While ‘English fluency’ (a general term used to denote English language skills) is known to be a strong predictor of academic success in EAL pupils, there are currently no appropriate measures  that teachers can use to  assess EAL children’s English fluency. Lack of detailed information of this kind is particularly problematic when children transfer between schools.  The aims of this project are first to develop a reliable assessment tool that teachers can use to evaluate children’s English fluency in Year 6 EAL and then to collaborate with Year 7 teachers to identify ways of using this tool most effectively to support the students’ transition from primary to secondary school.

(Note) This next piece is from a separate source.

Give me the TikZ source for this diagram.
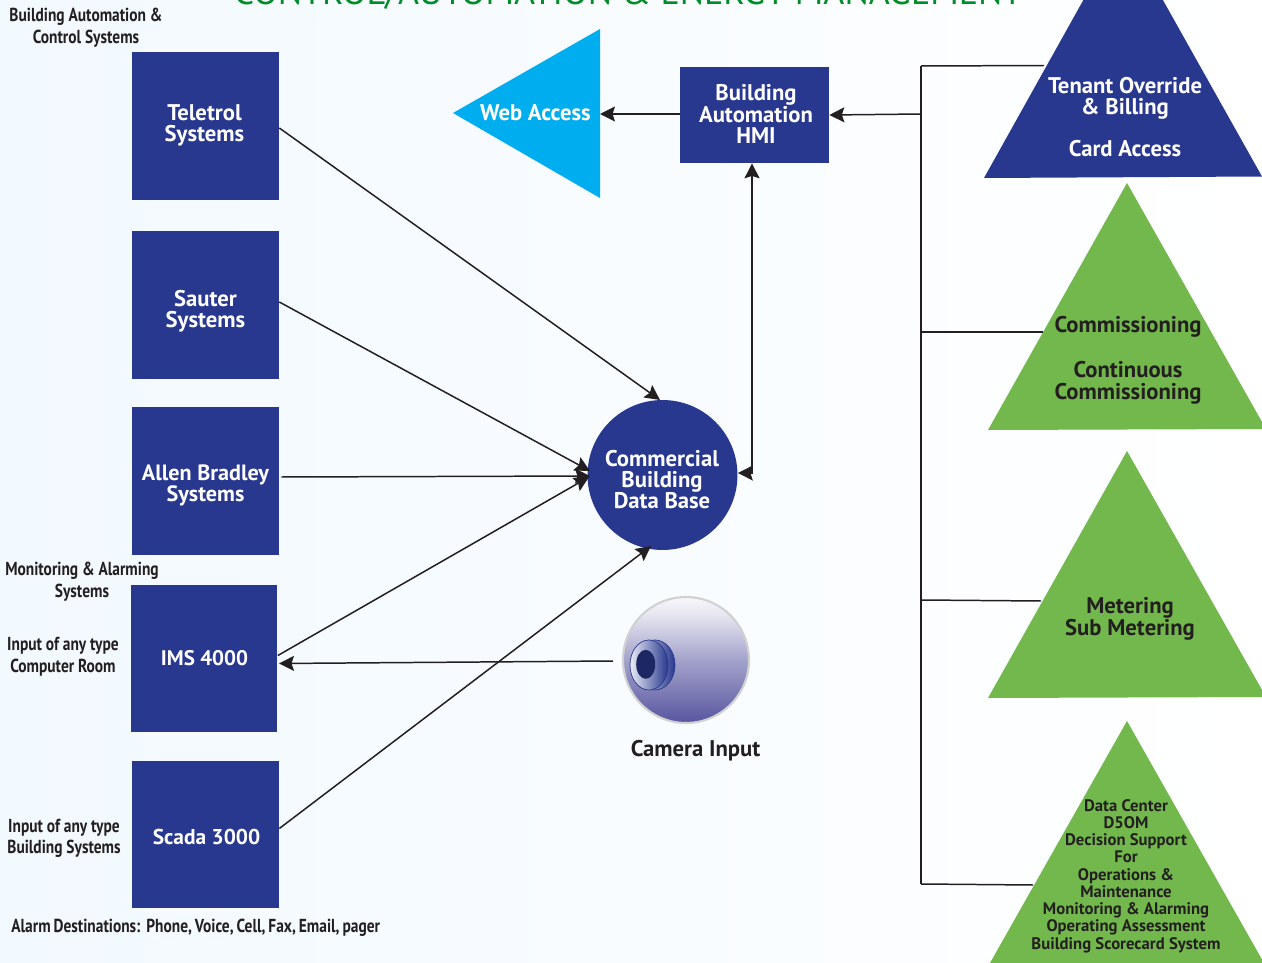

This research will be conducted within local school partnerships, working with the feeder primary schools of a particular secondary school in order to focus on the value of the tool and how it may be used to support transition. The work exploring how Year 7 teachers can use the assessment tool to tailor their teaching most effectively will involve the science teachers in the secondary school.

 

Raising and Sustaining Aspiration in City Schools (2012-2013)

Led by

  • Professor Anne Edwards (Department of Education)
  • with Patrick Alexander, Dr Nigel Fancourt, Professor Ian Menter

The project explored how Year 9 students at four Oxford city secondary schools thought about university. A major focus was how Higher Education featured in their projected learning trajectories and expectations for their futures, at the point when they were selecting school subjects for further study.

The findings are organised according to the sources of understanding from which students derive ideas about university and create images of their future selves – from their school experiences; from family influences; and from wider cultural representations.

This report examines how young people in Year 9 anticipate and plan for their futures and reveals a high degree of mystification about routes to higher education.